China's economic planning chief told an annual development and reform meeting at the weekend that decreasing grain prices coupled with growing costs of production mean farmers are unlikely to see a significant rise in income next year.
Ma Kai, minister of the National Development and Reform Commission (NDRC), expressed his concern as the government is increasing funds to improve rural people's lives by enhancing rural infrastructure construction.
Grain prices have been dropping since April and prices of wheat, corn and rice from August to October fell 5 percent compared to the same period last year, said Ma. Meanwhile, prices of production materials such as fertilizer and diesel have risen 9.1 percent year on year in the first 10 months.
Vice Minister of Agriculture Yin Chengjie said large-scale culling of poultry due to outbreaks of bird flu and the impact of China's entry to the WTO also posed hurdles for increasing the incomes of the country's 780 million farmers.

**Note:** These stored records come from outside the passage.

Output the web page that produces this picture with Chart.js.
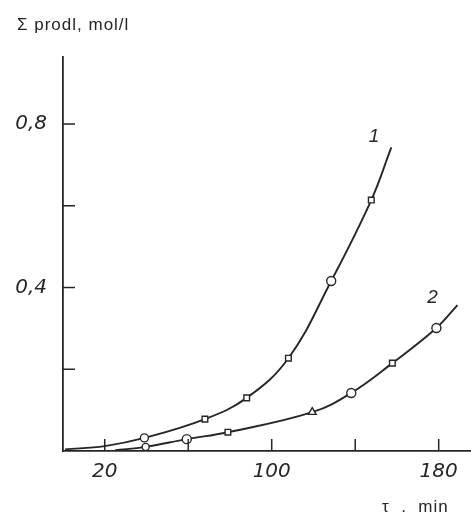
<!DOCTYPE html>
<html>
<head>
<meta charset="utf-8">
<script src="https://cdn.jsdelivr.net/npm/chart.js@4/dist/chart.umd.min.js"></script>
<style>
  html, body { margin: 0; padding: 0; background: #fff; }
  #wrap { width: 471px; height: 522px; }
</style>
</head>
<body>
<div id="wrap"><canvas id="myChart"></canvas></div>
<script>
'use strict';

// data
let curveOneX = [1, 20, 39, 68, 88, 108, 128.5, 147.7, 157.3];
let curveOneY = [0.004, 0.012, 0.032, 0.078, 0.13, 0.227, 0.416, 0.614, 0.743];
let curveTwoX = [25, 39.6, 59.3, 79, 119.4, 138.1, 157.8, 178.9, 189];
let curveTwoY = [0.002, 0.01, 0.029, 0.046, 0.095, 0.142, 0.215, 0.301, 0.357];

let xTicks = [20, 60, 100, 140, 180];
let xLabels = ['20', '', '100', '', '180'];
let yTicks = [0.2, 0.4, 0.6, 0.8];
let yLabels = ['', '0,4', '', '0,8'];

let curveNames = ['1', '2'];
let namePosX = [149, 177];
let namePosY = [0.77, 0.375];

// marker shapes (first and last points are plain line ends)
let shapesOne = ['circle', 'circle', 'circle', 'rect', 'rect', 'rect', 'circle', 'rect', 'circle'];
let radiusOne = [0, 0, 4, 4, 4, 4, 4.5, 4, 0];
let shapesTwo = ['circle', 'circle', 'circle', 'rect', 'triangle', 'circle', 'rect', 'circle', 'circle'];
let radiusTwo = [0, 3.5, 4.5, 4, 4.5, 4.5, 4, 4.5, 0];

let ink = '#262626';
let tickFont = { family: '"Liberation Sans Narrow", "DejaVu Sans", sans-serif', size: 20, style: 'italic' };

function toPoints(xs, ys) {
  let pts = [];
  for (let i = 0; i < xs.length; i++) {
    pts.push({ x: xs[i], y: ys[i] });
  }
  return pts;
}

// short inward tick marks, curve names and axis titles
let extras = {
  id: 'extras',
  afterDraw(chart) {
    let c = chart.ctx;
    let xs = chart.scales.x;
    let ys = chart.scales.y;
    let area = chart.chartArea;
    c.save();
    c.strokeStyle = ink;
    c.lineWidth = 1.5;
    for (let i = 0; i < xTicks.length; i++) {
      let px = xs.getPixelForValue(xTicks[i]);
      c.beginPath();
      c.moveTo(px, area.bottom);
      c.lineTo(px, area.bottom - 12);
      c.stroke();
    }
    for (let i = 0; i < yTicks.length; i++) {
      let py = ys.getPixelForValue(yTicks[i]);
      c.beginPath();
      c.moveTo(area.left, py);
      c.lineTo(area.left + 12, py);
      c.stroke();
    }
    c.fillStyle = ink;
    c.font = 'italic 19px "Liberation Sans Narrow", sans-serif';
    c.textAlign = 'center';
    c.textBaseline = 'middle';
    for (let i = 0; i < curveNames.length; i++) {
      c.fillText(curveNames[i], xs.getPixelForValue(namePosX[i]), ys.getPixelForValue(namePosY[i]));
    }
    c.font = '17px "Liberation Sans Narrow", sans-serif';
    c.letterSpacing = '1px';
    c.textAlign = 'left';
    c.fillText('\u03A3 prodl, mol/l', area.left - 46, 25);
    c.fillText('\u03C4  .  min', area.right - 88, 507);
    c.restore();
  }
};

let ctx = document.getElementById('myChart').getContext('2d');

let myChartObj = {
  type: 'line',
  data: {
    datasets: [{
      label: '1',
      data: toPoints(curveOneX, curveOneY),
      borderColor: ink,
      borderWidth: 1.9,
      backgroundColor: '#fff',
      pointBorderColor: ink,
      pointBorderWidth: 1.4,
      pointStyle: shapesOne,
      pointRadius: radiusOne,
      tension: 0.4
    },
    {
      label: '2',
      data: toPoints(curveTwoX, curveTwoY),
      borderColor: ink,
      borderWidth: 1.9,
      backgroundColor: '#fff',
      pointBorderColor: ink,
      pointBorderWidth: 1.4,
      pointStyle: shapesTwo,
      pointRadius: radiusTwo,
      tension: 0.4
    }]
  },
  options: {
    responsive: true,
    maintainAspectRatio: false,
    animation: false,
    layout: { padding: { top: 57, right: 1 } },
    plugins: {
      legend: { display: false },
      tooltip: { enabled: false }
    },
    scales: {
      x: {
        type: 'linear',
        min: 0,
        max: 195,
        grid: { display: false, drawTicks: false },
        border: { display: true, color: ink, width: 1.8 },
        afterBuildTicks: function (axis) {
          axis.ticks = xTicks.map(function (v) { return { value: v }; });
        },
        afterFit: function (axis) { axis.height = 71; },
        ticks: {
          color: ink,
          font: tickFont,
          padding: 9,
          maxRotation: 0,
          autoSkip: false,
          callback: function (value) {
            let i = xTicks.indexOf(value);
            return i >= 0 ? xLabels[i] : '';
          }
        }
      },
      y: {
        type: 'linear',
        min: 0,
        max: 0.964,
        grid: { display: false, drawTicks: false },
        border: { display: true, color: ink, width: 1.8 },
        afterBuildTicks: function (axis) {
          axis.ticks = yTicks.map(function (v) { return { value: v }; });
        },
        afterFit: function (axis) { axis.width = 63; },
        ticks: {
          color: ink,
          font: tickFont,
          padding: 16,
          autoSkip: false,
          callback: function (value) {
            let i = yTicks.indexOf(value);
            return i >= 0 ? yLabels[i] : '';
          }
        }
      }
    }
  },
  plugins: [extras]
};

const myChart = new Chart(ctx, myChartObj);
</script>
</body>
</html>
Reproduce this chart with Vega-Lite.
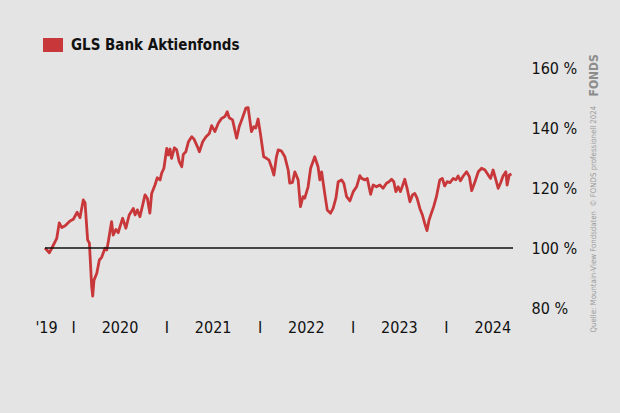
{
  "$schema": "https://vega.github.io/schema/vega-lite/v6.json",
  "width": 468,
  "height": 240,
  "autosize": "none",
  "padding": {"left": 45, "top": 68, "right": 107, "bottom": 105},
  "background": "#e4e4e4",
  "config": {"view": {"stroke": null}, "font": "DejaVu Sans Condensed, Roboto, sans-serif"},
  "layer": [
    {
      "data": {"values": [
        {"d": "2019-09-13", "v": 100}, {"d": "2019-09-30", "v": 98.4}, {"d": "2019-10-16", "v": 101}, {"d": "2019-10-29", "v": 103.2},
        {"d": "2019-11-08", "v": 108.4}, {"d": "2019-11-18", "v": 106.8}, {"d": "2019-12-01", "v": 107.4}, {"d": "2019-12-20", "v": 109},
        {"d": "2020-01-02", "v": 109.6}, {"d": "2020-01-17", "v": 111.9}, {"d": "2020-01-28", "v": 110.1}, {"d": "2020-02-10", "v": 116},
        {"d": "2020-02-17", "v": 115.1}, {"d": "2020-02-27", "v": 102.7}, {"d": "2020-03-05", "v": 101.6}, {"d": "2020-03-14", "v": 87.1},
        {"d": "2020-03-18", "v": 84}, {"d": "2020-03-23", "v": 89.3}, {"d": "2020-04-03", "v": 91.6}, {"d": "2020-04-13", "v": 96},
        {"d": "2020-04-22", "v": 96.9}, {"d": "2020-05-05", "v": 99.9}, {"d": "2020-05-12", "v": 99.3}, {"d": "2020-05-18", "v": 102.1},
        {"d": "2020-05-31", "v": 108.8}, {"d": "2020-06-06", "v": 104.3}, {"d": "2020-06-17", "v": 106.2}, {"d": "2020-06-26", "v": 105.1},
        {"d": "2020-07-03", "v": 107.1}, {"d": "2020-07-13", "v": 109.9}, {"d": "2020-07-26", "v": 106.6}, {"d": "2020-08-08", "v": 111},
        {"d": "2020-08-24", "v": 113.2}, {"d": "2020-08-31", "v": 111}, {"d": "2020-09-09", "v": 112.7}, {"d": "2020-09-19", "v": 110.4},
        {"d": "2020-10-09", "v": 117.7}, {"d": "2020-10-18", "v": 116.6}, {"d": "2020-10-28", "v": 111.6}, {"d": "2020-11-04", "v": 118.2},
        {"d": "2020-11-17", "v": 121}, {"d": "2020-11-26", "v": 123.4}, {"d": "2020-12-07", "v": 122.7}, {"d": "2020-12-13", "v": 124.9},
        {"d": "2020-12-22", "v": 126.6}, {"d": "2021-01-02", "v": 133.2}, {"d": "2021-01-08", "v": 131}, {"d": "2021-01-15", "v": 133},
        {"d": "2021-01-21", "v": 129.9}, {"d": "2021-02-01", "v": 133.4}, {"d": "2021-02-10", "v": 132.7}, {"d": "2021-02-20", "v": 128.8},
        {"d": "2021-03-02", "v": 127.1}, {"d": "2021-03-08", "v": 131.2}, {"d": "2021-03-18", "v": 132.1}, {"d": "2021-03-28", "v": 135.4},
        {"d": "2021-04-10", "v": 137.1}, {"d": "2021-04-19", "v": 136.3}, {"d": "2021-05-02", "v": 133.8}, {"d": "2021-05-10", "v": 132.1},
        {"d": "2021-05-23", "v": 135.4}, {"d": "2021-06-05", "v": 137.1}, {"d": "2021-06-18", "v": 138.2}, {"d": "2021-06-27", "v": 140.8},
        {"d": "2021-07-10", "v": 138.8}, {"d": "2021-07-23", "v": 141.6}, {"d": "2021-08-05", "v": 143.2}, {"d": "2021-08-18", "v": 143.8},
        {"d": "2021-08-27", "v": 145.4}, {"d": "2021-09-04", "v": 143.4}, {"d": "2021-09-17", "v": 142.7}, {"d": "2021-10-03", "v": 136.6},
        {"d": "2021-10-13", "v": 140.4}, {"d": "2021-10-26", "v": 143.4}, {"d": "2021-11-08", "v": 146.6}, {"d": "2021-11-17", "v": 146.8},
        {"d": "2021-11-30", "v": 138.8}, {"d": "2021-12-09", "v": 140.4}, {"d": "2021-12-17", "v": 140}, {"d": "2021-12-26", "v": 143},
        {"d": "2022-01-04", "v": 138.2}, {"d": "2022-01-17", "v": 130.4}, {"d": "2022-01-28", "v": 129.9}, {"d": "2022-02-07", "v": 129.3},
        {"d": "2022-02-16", "v": 127.1}, {"d": "2022-02-26", "v": 124.3}, {"d": "2022-03-08", "v": 130.4}, {"d": "2022-03-15", "v": 132.7},
        {"d": "2022-03-28", "v": 132.3}, {"d": "2022-04-10", "v": 130.4}, {"d": "2022-04-23", "v": 126}, {"d": "2022-04-29", "v": 121.6},
        {"d": "2022-05-10", "v": 121.9}, {"d": "2022-05-19", "v": 125.4}, {"d": "2022-06-01", "v": 122.7}, {"d": "2022-06-10", "v": 113.8},
        {"d": "2022-06-20", "v": 117.1}, {"d": "2022-06-27", "v": 116.6}, {"d": "2022-07-10", "v": 120.4}, {"d": "2022-07-20", "v": 126.6},
        {"d": "2022-08-05", "v": 130.4}, {"d": "2022-08-18", "v": 127.1}, {"d": "2022-08-25", "v": 122.7}, {"d": "2022-09-01", "v": 125.4},
        {"d": "2022-09-14", "v": 117.7}, {"d": "2022-09-23", "v": 112.7}, {"d": "2022-10-06", "v": 111.6}, {"d": "2022-10-16", "v": 113.2},
        {"d": "2022-10-27", "v": 116.6}, {"d": "2022-11-05", "v": 122.1}, {"d": "2022-11-18", "v": 122.7}, {"d": "2022-11-27", "v": 121.6},
        {"d": "2022-12-08", "v": 117.1}, {"d": "2022-12-21", "v": 115.7}, {"d": "2023-01-03", "v": 118.8}, {"d": "2023-01-16", "v": 120.4},
        {"d": "2023-01-29", "v": 124.1}, {"d": "2023-02-05", "v": 123.2}, {"d": "2023-02-18", "v": 122.7}, {"d": "2023-02-27", "v": 123.2},
        {"d": "2023-03-12", "v": 117.9}, {"d": "2023-03-22", "v": 121}, {"d": "2023-04-04", "v": 120.4}, {"d": "2023-04-17", "v": 121},
        {"d": "2023-04-30", "v": 119.9}, {"d": "2023-05-13", "v": 121.6}, {"d": "2023-05-23", "v": 122.1}, {"d": "2023-06-02", "v": 122.9},
        {"d": "2023-06-11", "v": 122.1}, {"d": "2023-06-19", "v": 118.8}, {"d": "2023-06-28", "v": 120.4}, {"d": "2023-07-07", "v": 118.8},
        {"d": "2023-07-24", "v": 122.9}, {"d": "2023-08-02", "v": 119.9}, {"d": "2023-08-13", "v": 115.4}, {"d": "2023-08-23", "v": 117.7},
        {"d": "2023-09-01", "v": 118.2}, {"d": "2023-09-10", "v": 116.6}, {"d": "2023-09-21", "v": 113.2}, {"d": "2023-10-01", "v": 111},
        {"d": "2023-10-10", "v": 108.2}, {"d": "2023-10-19", "v": 105.8}, {"d": "2023-10-27", "v": 109.3}, {"d": "2023-11-05", "v": 111.6},
        {"d": "2023-11-14", "v": 113.8}, {"d": "2023-11-25", "v": 117.1}, {"d": "2023-12-08", "v": 122.7}, {"d": "2023-12-18", "v": 123.2},
        {"d": "2023-12-27", "v": 120.7}, {"d": "2024-01-06", "v": 122.1}, {"d": "2024-01-17", "v": 121.8}, {"d": "2024-01-30", "v": 123.2},
        {"d": "2024-02-09", "v": 122.7}, {"d": "2024-02-18", "v": 124}, {"d": "2024-02-27", "v": 122.4}, {"d": "2024-03-09", "v": 124},
        {"d": "2024-03-22", "v": 125.4}, {"d": "2024-04-02", "v": 123.8}, {"d": "2024-04-11", "v": 119.1}, {"d": "2024-04-24", "v": 122.1},
        {"d": "2024-05-07", "v": 125.4}, {"d": "2024-05-20", "v": 126.6}, {"d": "2024-06-02", "v": 126}, {"d": "2024-06-15", "v": 124.3},
        {"d": "2024-06-24", "v": 123.2}, {"d": "2024-07-04", "v": 126}, {"d": "2024-07-15", "v": 122.7}, {"d": "2024-07-24", "v": 119.9},
        {"d": "2024-08-02", "v": 121.6}, {"d": "2024-08-12", "v": 124}, {"d": "2024-08-23", "v": 125.4}, {"d": "2024-08-28", "v": 121},
        {"d": "2024-09-05", "v": 124.3}, {"d": "2024-09-14", "v": 124.7}
      ]},
      "mark": {"type": "line", "strokeWidth": 2.8, "strokeJoin": "round"},
      "encoding": {
        "x": {
          "field": "d", "type": "temporal",
          "scale": {"domain": [{"year": 2019, "month": 9, "date": 13}, {"year": 2024, "month": 9, "date": 20}]},
          "axis": {
            "values": [
              {"year": 2019, "month": 9, "date": 17},
              {"year": 2020, "month": 1, "date": 1}, {"year": 2020, "month": 7, "date": 1},
              {"year": 2021, "month": 1, "date": 1}, {"year": 2021, "month": 7, "date": 1},
              {"year": 2022, "month": 1, "date": 1}, {"year": 2022, "month": 7, "date": 1},
              {"year": 2023, "month": 1, "date": 1}, {"year": 2023, "month": 7, "date": 1},
              {"year": 2024, "month": 1, "date": 1}, {"year": 2024, "month": 7, "date": 1}
            ],
            "labelExpr": "month(datum.value) == 0 ? 'I' : (year(datum.value) == 2019 ? \"'19\" : '' + year(datum.value))",
            "domain": false, "ticks": false, "grid": false,
            "labelFont": "DejaVu Sans Condensed, Roboto, sans-serif", "labelFontSize": 16, "labelColor": "#111111",
            "labelPadding": 11, "labelOverlap": false, "labelFlush": false, "labelBound": false,
            "title": "FONDS", "titleX": 548, "titleY": -212, "titleAngle": -90,
            "titleAlign": "left", "titleBaseline": "middle",
            "titleFont": "DejaVu Sans Condensed, Roboto, sans-serif", "titleFontWeight": "bold", "titleFontSize": 12, "titleColor": "#8c8c8c"
          }
        },
        "y": {
          "field": "v", "type": "quantitative",
          "scale": {"domain": [80, 160], "nice": false, "zero": false},
          "axis": {
            "orient": "right", "values": [80, 100, 120, 140, 160],
            "labelExpr": "datum.value + ' %'",
            "domain": false, "ticks": false, "grid": false,
            "labelAlign": "left", "labelPadding": 18,
            "labelFont": "DejaVu Sans Condensed, Roboto, sans-serif", "labelFontSize": 16, "labelColor": "#111111",
            "title": "Quelle: Mountain-View Fondsdaten\u00a0\u00a0© FONDS professionell 2024",
            "titleX": 80, "titleY": 264, "titleAngle": -90,
            "titleAlign": "left", "titleBaseline": "middle",
            "titleFont": "DejaVu Sans Condensed, Roboto, sans-serif", "titleFontWeight": "normal", "titleFontSize": 7.8, "titleColor": "#9a9a9a"
          }
        },
        "color": {
          "datum": "GLS Bank Aktienfonds",
          "scale": {"range": ["#c8373a"]},
          "legend": {
            "orient": "none", "legendX": -2, "legendY": -33, "title": null, "padding": 0,
            "symbolType": "M-1,-0.7H1V0.7H-1Z", "symbolSize": 400, "symbolStrokeWidth": 0,
            "labelFont": "DejaVu Sans Condensed, Roboto, sans-serif", "labelFontSize": 15, "labelFontWeight": "bold",
            "labelColor": "#111111", "labelOffset": 8, "labelLimit": 400,
            "encode": {"symbols": {"update": {"fill": {"value": "#c8373a"}, "stroke": {"value": "transparent"}, "opacity": {"value": 1}}}}
          }
        }
      }
    },
    {
      "data": {"values": [{}]},
      "mark": {"type": "rule", "color": "#111111", "strokeWidth": 1.5},
      "encoding": {"y": {"datum": 100}}
    }
  ]
}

According to China Daily today, farmers' income is expected to increase by 5 percent this year, meeting the target set by central government at the beginning of the year.
Last year, farmers' per capita net income reached 2,936 yuan (US$362), up 6.8 percent year on year and the highest increase since 1997.
Ma said the government would continue to seek fast, steady economic growth in 2006 but that more effort will be made to address challenges caused by overheating in some industrial sectors.
Of oversupply in the steel, coke and auto sectors he warned: "If we don't effectively address the problem immediately, a large number of companies will go bankrupt and many people will lose their jobs."